Yes and no... if all our bikes took the same size wheels we'd probably have a couple different sets for training and racing. But as it is, my tri/TT bike has the only bling ones we own, Hed Jet 60s in 650c size built with a powertap. Heds are well-known for their "train on your race wheels" philosophy and their wheels are pretty bombproof, so I train and race on them -- though I probably wouldn't do a road race on 60mm deep rims just for fear of a crash wrecking them!
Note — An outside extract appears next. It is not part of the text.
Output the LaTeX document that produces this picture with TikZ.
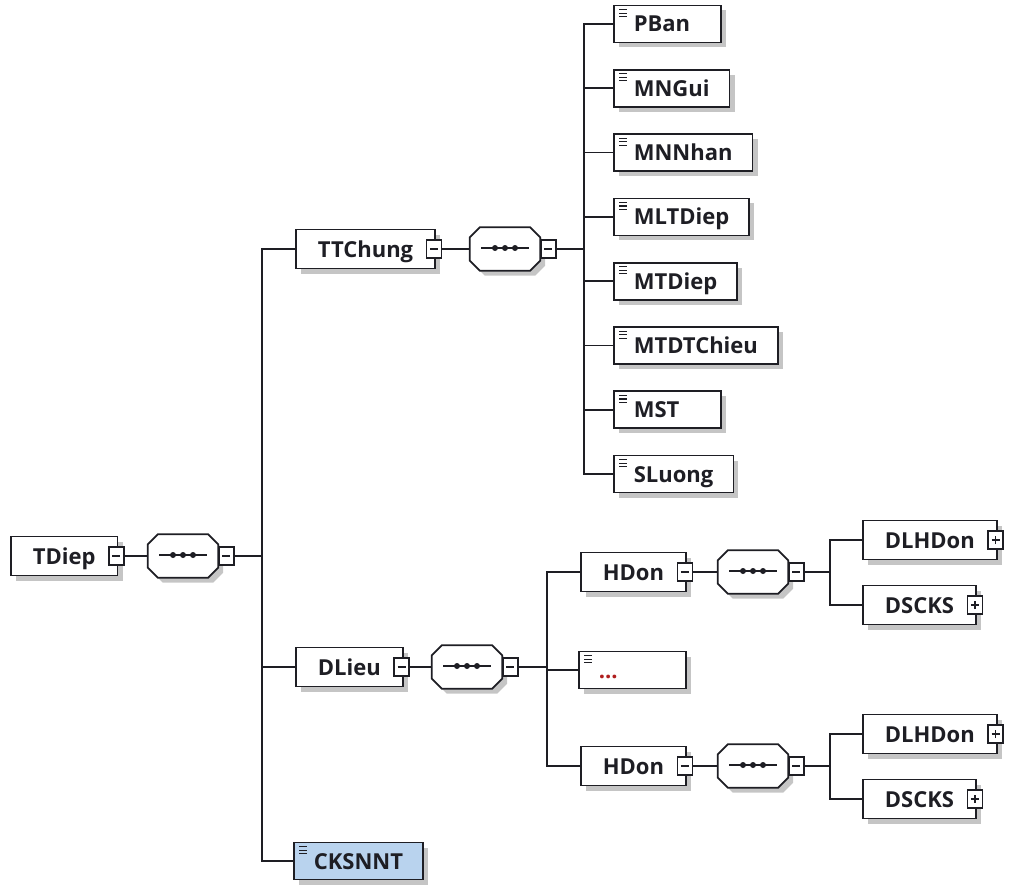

My road bike is 700c so I either use my boyfriend's DT Swiss powertap wheel that we had built for him (he does all his training and racing on them), or I use the powertap wheel I'm renting which is a Mavic Open Pro (and which I'll duly have to pay for if I wreck it of course!) *waves at Bob from the rental place*

So yeah... if I had the money and both bikes took the same wheels, I'd probably have a set of deep wheels for TTing and a set of stiff lightweight wheels for racing, both with powertaps so I could substitute them according to courses and conditions for training and racing. I can't go on renting a 700c wheel forever, so we'll probably end up buying another 700c powertap wheel at some point and it'll either be a DT Swiss aero type like Jim has, or a Mavic like the one I'm renting -- and I'll use it for both training and racing until I win the lottery and can afford an SRM on that bike. :)

And yeah, I think that part of training with a powermeter is racing with a powermeter, so I would not race without mine, even if it means giving up a bit of aero/weight savings.

Jim said...

You could just buy a 48cm Cervelo RS, then you'd have a 650c road bike to race with on your Jet's. It'd probably be cheaper than an SRM and racewheels too.